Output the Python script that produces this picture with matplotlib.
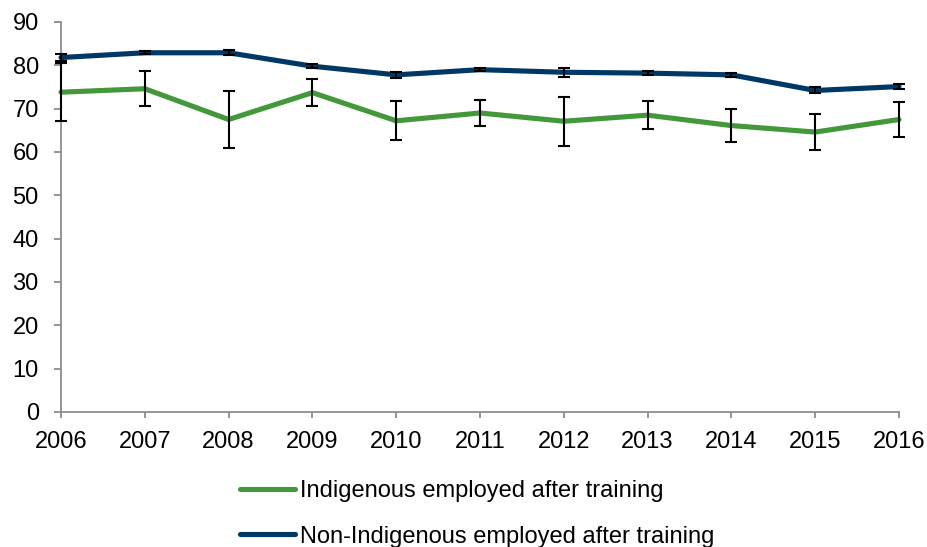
import matplotlib
matplotlib.use("Agg")
import matplotlib.pyplot as plt

years = [2006, 2007, 2008, 2009, 2010, 2011, 2012, 2013, 2014, 2015, 2016]
indigenous = [73.8, 74.6, 67.5, 73.7, 67.2, 69.0, 67.1, 68.5, 66.1, 64.6, 67.5]
indigenous_err = [6.7, 4.0, 6.6, 3.2, 4.5, 2.9, 5.6, 3.3, 3.85, 4.2, 4.0]
non_indigenous = [81.8, 82.9, 82.9, 79.8, 77.8, 79.0, 78.4, 78.2, 77.8, 74.2, 75.1]
non_indigenous_err = [0.8, 0.4, 0.6, 0.4, 0.7, 0.4, 1.0, 0.5, 0.4, 0.7, 0.5]
yticks = [0, 10, 20, 30, 40, 50, 60, 70, 80, 90]

plt.rcParams['font.family'] = ['Liberation Sans', 'DejaVu Sans']

fig = plt.figure(figsize=(9.27, 5.47), dpi=100)
ax = fig.add_axes([61/927, 1 - 412/547, (899-61)/927, (412-22)/547])

green = '#43983A'
navy = '#003865'

ax.plot(years, indigenous, color=green, lw=3.7, solid_capstyle='round',
        label='Indigenous employed after training', zorder=3, clip_on=False)
ax.plot(years, non_indigenous, color=navy, lw=3.7, solid_capstyle='round',
        label='Non-Indigenous employed after training', zorder=3, clip_on=False)
eb1 = ax.errorbar(years, indigenous, yerr=indigenous_err, fmt='none', ecolor='black',
                  elinewidth=1.5, capsize=4, capthick=1.5, zorder=4)
eb2 = ax.errorbar(years, non_indigenous, yerr=non_indigenous_err, fmt='none', ecolor='black',
                  elinewidth=1.5, capsize=4, capthick=1.5, zorder=4)
for eb in (eb1, eb2):
    for art in eb.lines[1] + eb.lines[2]:
        art.set_clip_on(False)

ax.set_xlim(2006, 2016)
ax.set_ylim(0, 90)
ax.set_xticks(years)
ax.set_xticklabels([str(y) for y in years])
ax.set_yticks(yticks)

for s in ['top', 'right']:
    ax.spines[s].set_visible(False)
for s in ['left', 'bottom']:
    ax.spines[s].set_color('#8c8c8c')
    ax.spines[s].set_linewidth(1.3)
ax.tick_params(axis='both', colors='#8c8c8c', width=1.3, labelsize=17,
               labelcolor='black', direction='out')
ax.tick_params(axis='y', length=5, pad=11)
ax.tick_params(axis='x', length=4.5, pad=9)

leg = fig.legend(loc='upper left', bbox_to_anchor=(240/927, 1 - 480/547), frameon=False,
                 fontsize=17, handlelength=2.35, handletextpad=0.2, labelspacing=1.0,
                 borderaxespad=0, borderpad=0)

fig.savefig('out.png', dpi=100)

What you have to do => Starting at the top of the listing above, please restate word for word each line up to and including the one that holds "import matplotlib.pyplot as plt", omitting every image.

Answer below =>
Output the Python script that produces this picture with matplotlib.
import matplotlib
matplotlib.use("Agg")
import matplotlib.pyplot as plt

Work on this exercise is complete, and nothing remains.